** begin **

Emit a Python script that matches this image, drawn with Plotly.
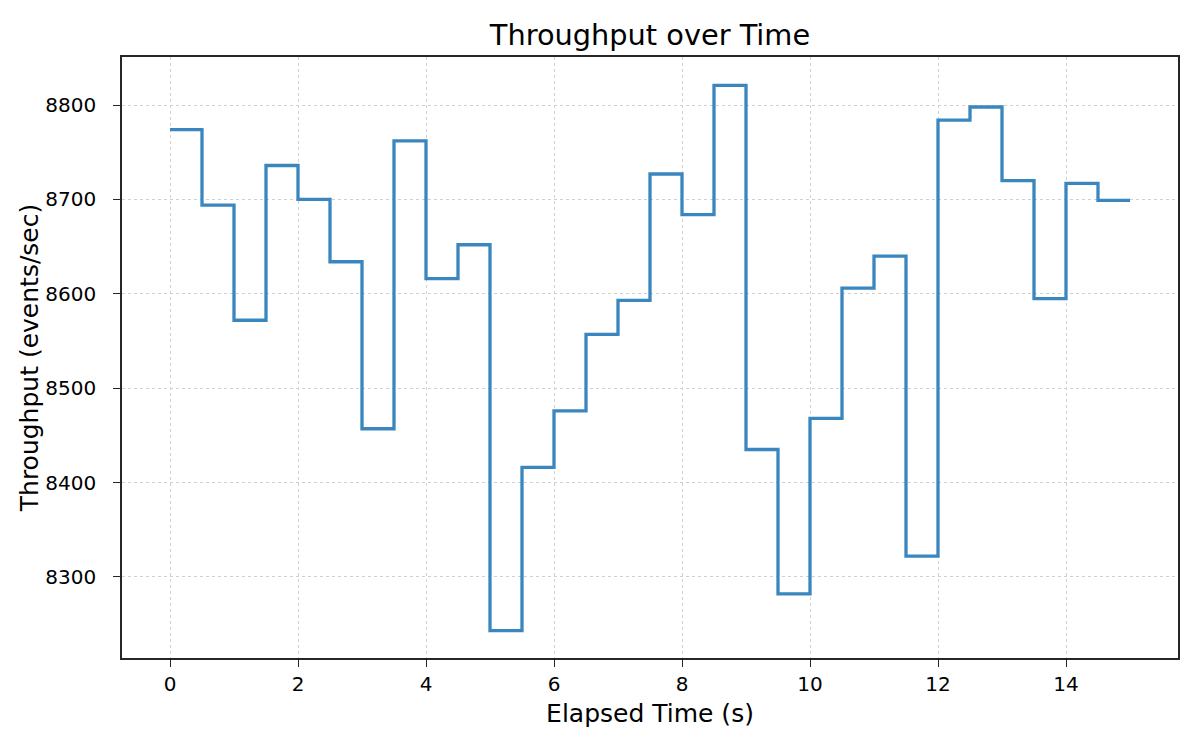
import plotly.graph_objects as go

elapsed_time = [0.0, 0.5, 1.0, 1.5, 2.0, 2.5, 3.0, 3.5, 4.0, 4.5,
                5.0, 5.5, 6.0, 6.5, 7.0, 7.5, 8.0, 8.5, 9.0, 9.5,
                10.0, 10.5, 11.0, 11.5, 12.0, 12.5, 13.0, 13.5, 14.0, 14.5, 15.0]
throughput = [8774, 8694, 8572, 8736, 8700, 8634, 8457, 8762, 8616, 8652,
              8243, 8416, 8476, 8557, 8593, 8727, 8684, 8821, 8435, 8282,
              8468, 8606, 8640, 8322, 8784, 8798, 8720, 8595, 8717, 8699, 8699]
x_ticks = [0, 2, 4, 6, 8, 10, 12, 14]
y_ticks = [8300, 8400, 8500, 8600, 8700, 8800]

FONT = "DejaVu Sans"

fig = go.Figure()
fig.add_trace(go.Scatter(
    x=elapsed_time, y=throughput, mode="lines",
    line=dict(shape="hv", color="#3a87bf", width=3.3),
    showlegend=False, hoverinfo="x+y",
))

axis_common = dict(
    showline=True, linecolor="#262626", linewidth=1.6, mirror=True,
    ticks="outside", ticklen=7, tickwidth=1.4, tickcolor="#262626",
    showgrid=True, gridcolor="#d0d0d0", gridwidth=1, griddash="dot",
    zeroline=False,
    tickfont=dict(family=FONT, size=20, color="#000000"),
)

W, H = 1192, 742  # page body margin of 8px offsets the figure

fig.update_layout(
    width=W, height=H,
    margin=dict(l=114, r=22, t=49, b=92),
    paper_bgcolor="white", plot_bgcolor="white",
    font=dict(family=FONT, color="#000000"),
    title=dict(text="Throughput over Time", x=0.5, xref="paper", xanchor="center",
               y=1 - 27 / H, yref="container", yanchor="middle",
               font=dict(family=FONT, size=28.8, color="#000000")),
    xaxis=dict(range=[-0.75, 15.75], tickvals=x_ticks,
               ticktext=[str(v) for v in x_ticks],
               title=dict(text="Elapsed Time (s)", standoff=10,
                          font=dict(family=FONT, size=25, color="#000000")),
               **axis_common),
    yaxis=dict(range=[8214, 8851], tickvals=y_ticks,
               ticktext=[str(v) for v in y_ticks],
               ticklabelstandoff=13,
               title=dict(text="Throughput (events/sec)", standoff=0,
                          font=dict(family=FONT, size=25, color="#000000")),
               **axis_common),
)

fig.write_html("out.html")
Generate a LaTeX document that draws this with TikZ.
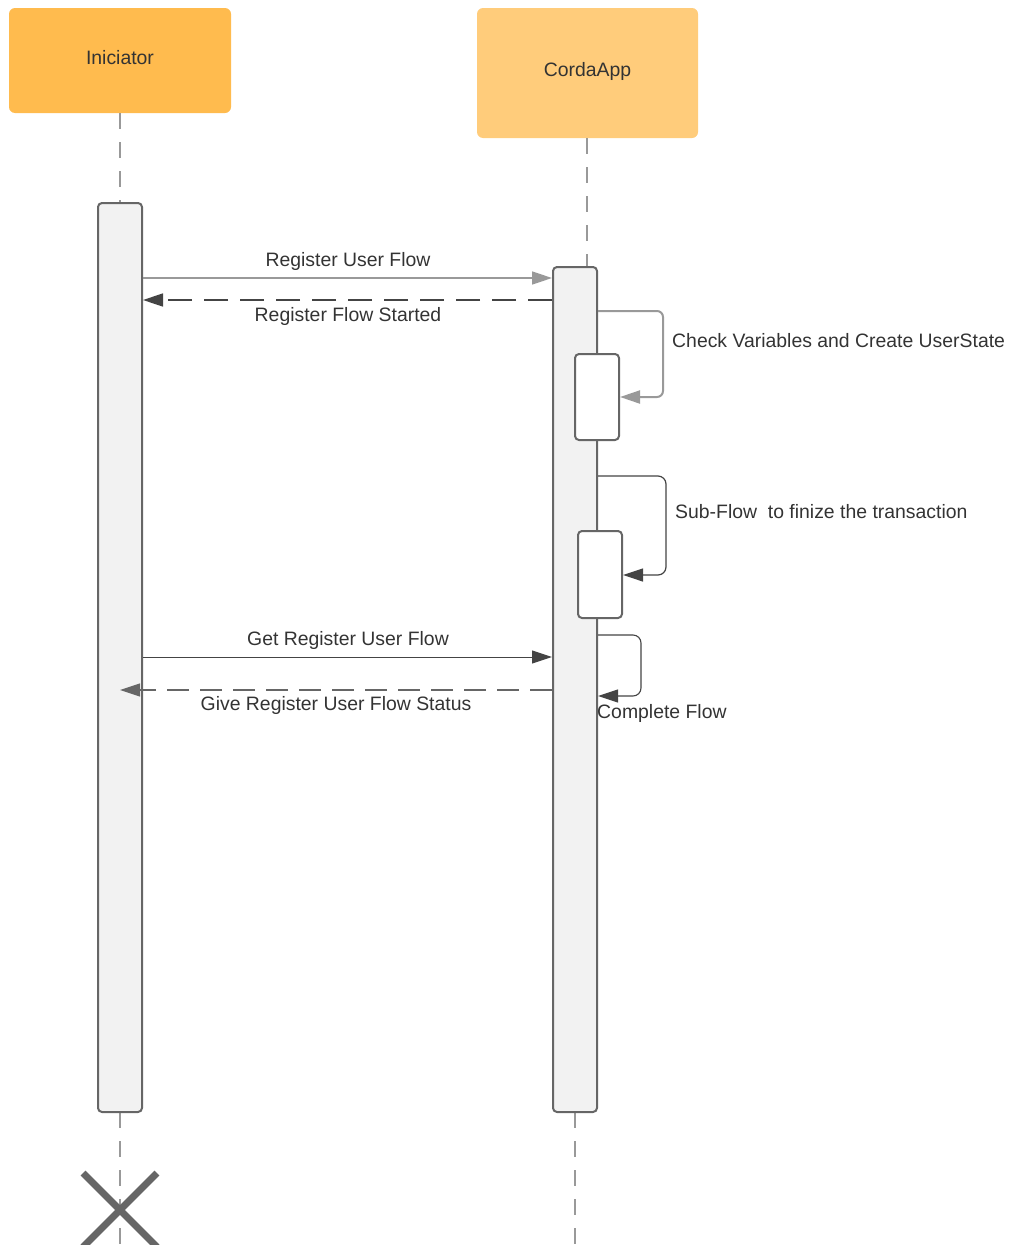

** end **

- [The request] Without the pictures, reproduce every line of the records above exactly.

- [Final answer]
Emit a Python script that matches this image, drawn with Plotly.
import plotly.graph_objects as go

elapsed_time = [0.0, 0.5, 1.0, 1.5, 2.0, 2.5, 3.0, 3.5, 4.0, 4.5,
                5.0, 5.5, 6.0, 6.5, 7.0, 7.5, 8.0, 8.5, 9.0, 9.5,
                10.0, 10.5, 11.0, 11.5, 12.0, 12.5, 13.0, 13.5, 14.0, 14.5, 15.0]
throughput = [8774, 8694, 8572, 8736, 8700, 8634, 8457, 8762, 8616, 8652,
              8243, 8416, 8476, 8557, 8593, 8727, 8684, 8821, 8435, 8282,
              8468, 8606, 8640, 8322, 8784, 8798, 8720, 8595, 8717, 8699, 8699]
x_ticks = [0, 2, 4, 6, 8, 10, 12, 14]
y_ticks = [8300, 8400, 8500, 8600, 8700, 8800]

FONT = "DejaVu Sans"

fig = go.Figure()
fig.add_trace(go.Scatter(
    x=elapsed_time, y=throughput, mode="lines",
    line=dict(shape="hv", color="#3a87bf", width=3.3),
    showlegend=False, hoverinfo="x+y",
))

axis_common = dict(
    showline=True, linecolor="#262626", linewidth=1.6, mirror=True,
    ticks="outside", ticklen=7, tickwidth=1.4, tickcolor="#262626",
    showgrid=True, gridcolor="#d0d0d0", gridwidth=1, griddash="dot",
    zeroline=False,
    tickfont=dict(family=FONT, size=20, color="#000000"),
)

W, H = 1192, 742  # page body margin of 8px offsets the figure

fig.update_layout(
    width=W, height=H,
    margin=dict(l=114, r=22, t=49, b=92),
    paper_bgcolor="white", plot_bgcolor="white",
    font=dict(family=FONT, color="#000000"),
    title=dict(text="Throughput over Time", x=0.5, xref="paper", xanchor="center",
               y=1 - 27 / H, yref="container", yanchor="middle",
               font=dict(family=FONT, size=28.8, color="#000000")),
    xaxis=dict(range=[-0.75, 15.75], tickvals=x_ticks,
               ticktext=[str(v) for v in x_ticks],
               title=dict(text="Elapsed Time (s)", standoff=10,
                          font=dict(family=FONT, size=25, color="#000000")),
               **axis_common),
    yaxis=dict(range=[8214, 8851], tickvals=y_ticks,
               ticktext=[str(v) for v in y_ticks],
               ticklabelstandoff=13,
               title=dict(text="Throughput (events/sec)", standoff=0,
                          font=dict(family=FONT, size=25, color="#000000")),
               **axis_common),
)

fig.write_html("out.html")
Generate a LaTeX document that draws this with TikZ.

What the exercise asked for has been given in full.